— Пусто? — ахнул Коминт.
Николай Степанович отдал ему кейс.
— Значит, не пусто, — Коминт взвесил кейс на руке.
— Считай, что пусто. Деньги и бумаги, больше ничего. Пошли домой, разбираться будем.
Дома их встретила коминтова Ашхен. Она пыталась выглядеть грозной, но ничего у нее не получалось: улыбку было не сдержать.
— И где вы шляетесь по всей ночи, добро бы молодые были…
— Да мы… вот тут…
— На поправку пошла ваша Лидочка, Николай Степанович, — сказала Ашхен, засияв. — Доктора прямо-таки изумляются.
— Это хорошо, — сказал Николай Степанович. — Это просто замечательно… — мыслями он был далеко. — Я позвоню от вас домой?
— Степаныч… — сказал Коминт укоризненно.
Дома все было по-прежнему. Доктор не обнадеживал, но и не пугал. Что ж…

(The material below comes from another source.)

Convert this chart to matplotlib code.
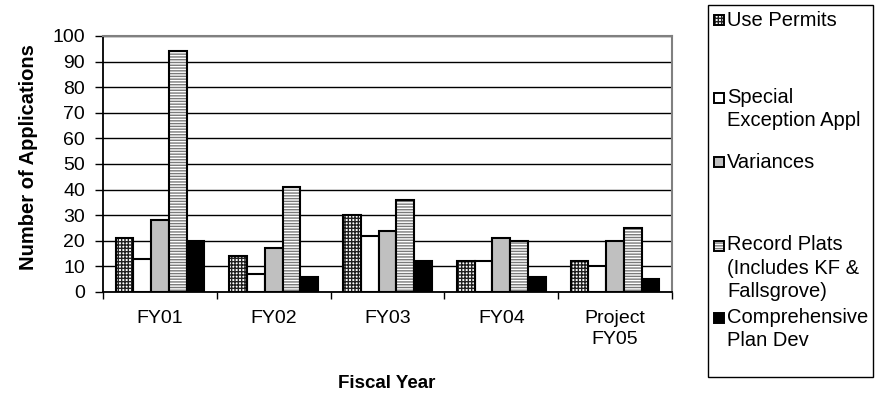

Николай Степанович предполагал, что его кровь попридержит порчу дней на десять-пятнадцать.
Неделя уже прошла.
— Доктор, я лечу в Штаты за новым препаратом. Мне подсказали в Москве, что есть такой — пока еще неофициальный. Прошу вас, продержитесь до моего возвращения.
— Да мы и так делаем все… — голос доктора был не слишком уверенный.
— Дайте мне номер счета вашей больницы, я переведу деньги. На кровь, на все. И не валяйте дурака, я знаю, что у вас даже зеленки нет… Или лучше не на больницу?
Потом, закончив разговор, повернулся к компании.
— Я в Штаты не полечу, — сразу предупредил Илья. — Меня там каждая собака знает. На трапе возьмут…
— Всю жизнь приходится врать, — грустно сказал Николай Степанович. — В юности врал, чтобы понравиться девушкам. Теперь вру, чтобы понравиться сам не знаю кому… В Штатах нам делать нечего, Илья. Хотя… Что-то ведь происходит, правда? Что-то меняется…
Что-то действительно менялось, медленно, непонятно и неотвратимо. Первый звоночек — в понимании Николая Степановича — раздался в тридцатом, когда при переходе из рума московского в рум провиденский пропал Яков Вильгельмович, пропал с ценнейшим грузом, и миссию его пришлось продублировать Гумилеву на памятном пароходе «Кэт оф Чешир»…
Когда я был влюблен…. (Атлантика, 1930, апрель.)
Вечерами мне казалось, что я плыву на чумном корабле. В ресторане нас собиралась едва ли десятая часть, самые стойкие бойцы. Коньяк, лучшее средство от морской болезни, мистеру Атсону наливали во фляжку, которую носил с собой в те годы каждый уважающий себя американский мужчина, и он пил прямо из фляжки, чтобы не расплескивать. Капитан уже объявил, что плавание наше продлится не шестнадцать, а все восемнадцать дней. Для мучеников это был удар.
И день, когда с утра прекратился ветер, а к вечеру улеглось и волнение, стал настоящим праздником жизни.